Will you write out the data exactly, excluding every picture?

Data extract>

_ _ _ _

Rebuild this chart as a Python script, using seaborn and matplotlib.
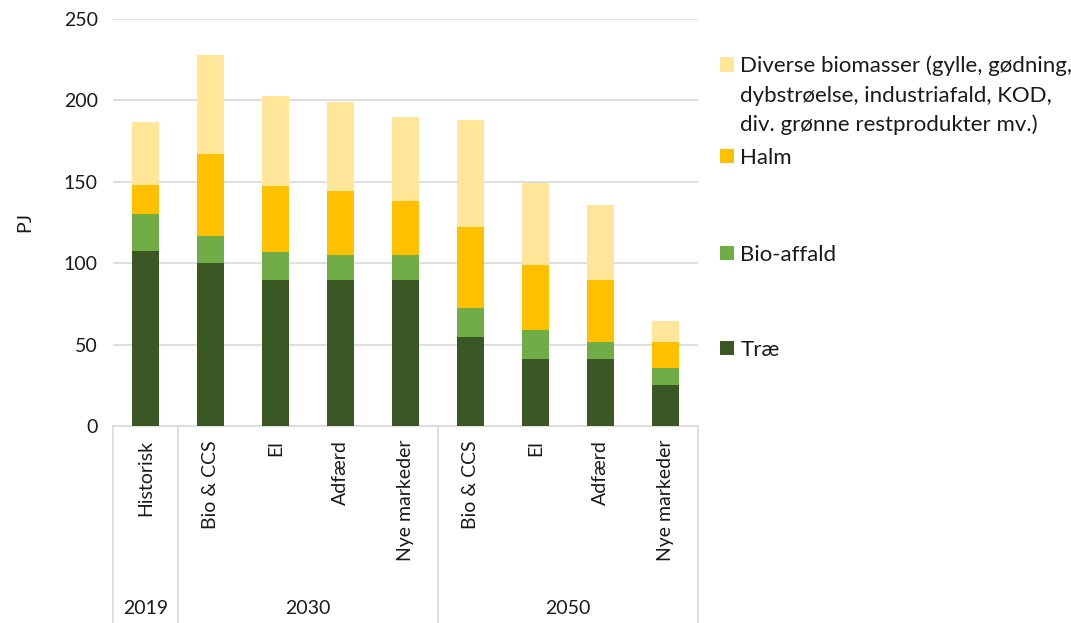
import matplotlib
matplotlib.use("Agg")
import matplotlib.pyplot as plt
import matplotlib.transforms as mtransforms
from matplotlib.patches import Patch
import seaborn as sns
import numpy as np
import pandas as pd

# ---- data ----
years = ["2019", "2030", "2030", "2030", "2030", "2050", "2050", "2050", "2050"]
scenarios = ["Historisk", "Bio & CCS", "El", "Adfærd", "Nye markeder",
             "Bio & CCS", "El", "Adfærd", "Nye markeder"]
trae = [107.3, 100.0, 89.7, 89.7, 89.7, 54.5, 41.2, 41.2, 25.0]
bio_affald = [22.7, 16.9, 17.2, 15.3, 15.3, 18.0, 17.6, 10.6, 10.4]
halm = [17.8, 50.0, 40.3, 39.3, 33.0, 49.9, 39.9, 38.1, 16.0]
diverse = [39.2, 61.2, 55.7, 54.9, 51.6, 65.4, 50.8, 45.6, 12.9]
y_ticks = [0, 50, 100, 150, 200, 250]

series_names = ["Træ", "Bio-affald", "Halm",
                ["Diverse biomasser (gylle, gødning,",
                 "dybstrøelse, industriafald, KOD,",
                 "div. grønne restprodukter mv.)"]]
colors = ["#3A5724", "#70AD47", "#FFC000", "#FFE699"]

sns.set_theme(style="white")
plt.rcParams["font.family"] = ["Lato", "DejaVu Sans"]
FS = 14
LFS = 16
TXT = "#1a1a1a"

keys = [f"{y} {s} {i}" for i, (y, s) in enumerate(zip(years, scenarios))]
df = pd.DataFrame({"key": keys, "Træ": trae, "Bio-affald": bio_affald,
                   "Halm": halm, "Diverse": diverse})
cols = ["Træ", "Bio-affald", "Halm", "Diverse"]
cum = df[cols].cumsum(axis=1)

fig = plt.figure(figsize=(10.71, 6.23), dpi=100)
ax = fig.add_axes([113 / 1071, 1 - 426 / 623, (698 - 113) / 1071, (426 - 19) / 623])

# draw from top layer down so stacked look
for col, c in zip(reversed(cols), reversed(colors)):
    sns.barplot(x=df["key"], y=cum[col], order=keys, color=c, width=0.41,
                saturation=1, edgecolor="none", ax=ax, zorder=3)

ax.set_ylim(0, 250)
ax.set_xlim(-0.5, len(keys) - 0.5)
ax.set_yticks(y_ticks)
ax.set_yticklabels([str(v) for v in y_ticks], fontsize=FS, color=TXT)
ax.yaxis.grid(True, color="#D9D9D9", linewidth=1.2, zorder=0)
ax.set_axisbelow(True)
ax.tick_params(axis="y", length=0, pad=11)
ax.tick_params(axis="x", length=0, pad=10)
ax.set_xticks(range(len(keys)))
ax.set_xticklabels(scenarios, rotation=90, fontsize=FS, va="top", ha="center", color=TXT)
ax.set_xlabel("")
ax.set_ylabel("PJ", fontsize=FS, labelpad=22, color=TXT)

for s in ["left", "right", "top"]:
    ax.spines[s].set_visible(False)
ax.spines["bottom"].set_color("#D9D9D9")
ax.spines["bottom"].set_linewidth(1.2)

# group separators and labels
trans = mtransforms.blended_transform_factory(ax.transData, ax.transAxes)
ybot = -(623 - 426) / (426 - 19)
for xb in [-0.5, 0.5, 4.5, 8.5]:
    ax.plot([xb, xb], [0, ybot], transform=trans, color="#D9D9D9",
            linewidth=1.2, clip_on=False)
ylab = -(608 - 426) / (426 - 19)
for label, xc in [("2019", 0), ("2030", 2.5), ("2050", 6.5)]:
    ax.text(xc, ylab, label, transform=trans, ha="center", va="center",
            fontsize=FS, color=TXT)

# legend entries (separately placed)
legend_pos = [(0, 350), (1, 255), (2, 158), (3, 66)]
div_leg = None
for idx, ypx in legend_pos:
    name = series_names[idx]
    lab = name[0] if isinstance(name, list) else name
    leg = fig.legend(handles=[Patch(facecolor=colors[idx], edgecolor="none")],
                     labels=[lab], loc="center left",
                     bbox_to_anchor=(716 / 1071, 1 - ypx / 623),
                     frameon=False, fontsize=LFS, handlelength=0.6, handleheight=0.6,
                     handletextpad=0.3, borderpad=0.2, borderaxespad=0.0,
                     labelcolor=TXT)
    if isinstance(name, list):
        div_leg = leg

fig.canvas.draw()
t0 = div_leg.get_texts()[0]
bb = t0.get_window_extent()
x0 = bb.x0 / fig.bbox.width
for k, line in enumerate(series_names[3][1:], start=1):
    ypx = 66 + 29.5 * k
    fig.text(x0, 1 - ypx / 623, line, ha="left", va="center", fontsize=LFS, color=TXT)

fig.savefig("out.png", dpi=100)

_ _ _ _

The answer>
Rebuild this chart as a Python script, using seaborn and matplotlib.
import matplotlib
matplotlib.use("Agg")
import matplotlib.pyplot as plt
import matplotlib.transforms as mtransforms
from matplotlib.patches import Patch
import seaborn as sns
import numpy as np
import pandas as pd

# ---- data ----
years = ["2019", "2030", "2030", "2030", "2030", "2050", "2050", "2050", "2050"]
scenarios = ["Historisk", "Bio & CCS", "El", "Adfærd", "Nye markeder",
             "Bio & CCS", "El", "Adfærd", "Nye markeder"]
trae = [107.3, 100.0, 89.7, 89.7, 89.7, 54.5, 41.2, 41.2, 25.0]
bio_affald = [22.7, 16.9, 17.2, 15.3, 15.3, 18.0, 17.6, 10.6, 10.4]
halm = [17.8, 50.0, 40.3, 39.3, 33.0, 49.9, 39.9, 38.1, 16.0]
diverse = [39.2, 61.2, 55.7, 54.9, 51.6, 65.4, 50.8, 45.6, 12.9]
y_ticks = [0, 50, 100, 150, 200, 250]

series_names = ["Træ", "Bio-affald", "Halm",
                ["Diverse biomasser (gylle, gødning,",
                 "dybstrøelse, industriafald, KOD,",
                 "div. grønne restprodukter mv.)"]]
colors = ["#3A5724", "#70AD47", "#FFC000", "#FFE699"]

sns.set_theme(style="white")
plt.rcParams["font.family"] = ["Lato", "DejaVu Sans"]
FS = 14
LFS = 16
TXT = "#1a1a1a"

keys = [f"{y} {s} {i}" for i, (y, s) in enumerate(zip(years, scenarios))]
df = pd.DataFrame({"key": keys, "Træ": trae, "Bio-affald": bio_affald,
                   "Halm": halm, "Diverse": diverse})
cols = ["Træ", "Bio-affald", "Halm", "Diverse"]
cum = df[cols].cumsum(axis=1)

fig = plt.figure(figsize=(10.71, 6.23), dpi=100)
ax = fig.add_axes([113 / 1071, 1 - 426 / 623, (698 - 113) / 1071, (426 - 19) / 623])

# draw from top layer down so stacked look
for col, c in zip(reversed(cols), reversed(colors)):
    sns.barplot(x=df["key"], y=cum[col], order=keys, color=c, width=0.41,
                saturation=1, edgecolor="none", ax=ax, zorder=3)

ax.set_ylim(0, 250)
ax.set_xlim(-0.5, len(keys) - 0.5)
ax.set_yticks(y_ticks)
ax.set_yticklabels([str(v) for v in y_ticks], fontsize=FS, color=TXT)
ax.yaxis.grid(True, color="#D9D9D9", linewidth=1.2, zorder=0)
ax.set_axisbelow(True)
ax.tick_params(axis="y", length=0, pad=11)
ax.tick_params(axis="x", length=0, pad=10)
ax.set_xticks(range(len(keys)))
ax.set_xticklabels(scenarios, rotation=90, fontsize=FS, va="top", ha="center", color=TXT)
ax.set_xlabel("")
ax.set_ylabel("PJ", fontsize=FS, labelpad=22, color=TXT)

for s in ["left", "right", "top"]:
    ax.spines[s].set_visible(False)
ax.spines["bottom"].set_color("#D9D9D9")
ax.spines["bottom"].set_linewidth(1.2)

# group separators and labels
trans = mtransforms.blended_transform_factory(ax.transData, ax.transAxes)
ybot = -(623 - 426) / (426 - 19)
for xb in [-0.5, 0.5, 4.5, 8.5]:
    ax.plot([xb, xb], [0, ybot], transform=trans, color="#D9D9D9",
            linewidth=1.2, clip_on=False)
ylab = -(608 - 426) / (426 - 19)
for label, xc in [("2019", 0), ("2030", 2.5), ("2050", 6.5)]:
    ax.text(xc, ylab, label, transform=trans, ha="center", va="center",
            fontsize=FS, color=TXT)

# legend entries (separately placed)
legend_pos = [(0, 350), (1, 255), (2, 158), (3, 66)]
div_leg = None
for idx, ypx in legend_pos:
    name = series_names[idx]
    lab = name[0] if isinstance(name, list) else name
    leg = fig.legend(handles=[Patch(facecolor=colors[idx], edgecolor="none")],
                     labels=[lab], loc="center left",
                     bbox_to_anchor=(716 / 1071, 1 - ypx / 623),
                     frameon=False, fontsize=LFS, handlelength=0.6, handleheight=0.6,
                     handletextpad=0.3, borderpad=0.2, borderaxespad=0.0,
                     labelcolor=TXT)
    if isinstance(name, list):
        div_leg = leg

fig.canvas.draw()
t0 = div_leg.get_texts()[0]
bb = t0.get_window_extent()
x0 = bb.x0 / fig.bbox.width
for k, line in enumerate(series_names[3][1:], start=1):
    ypx = 66 + 29.5 * k
    fig.text(x0, 1 - ypx / 623, line, ha="left", va="center", fontsize=LFS, color=TXT)

fig.savefig("out.png", dpi=100)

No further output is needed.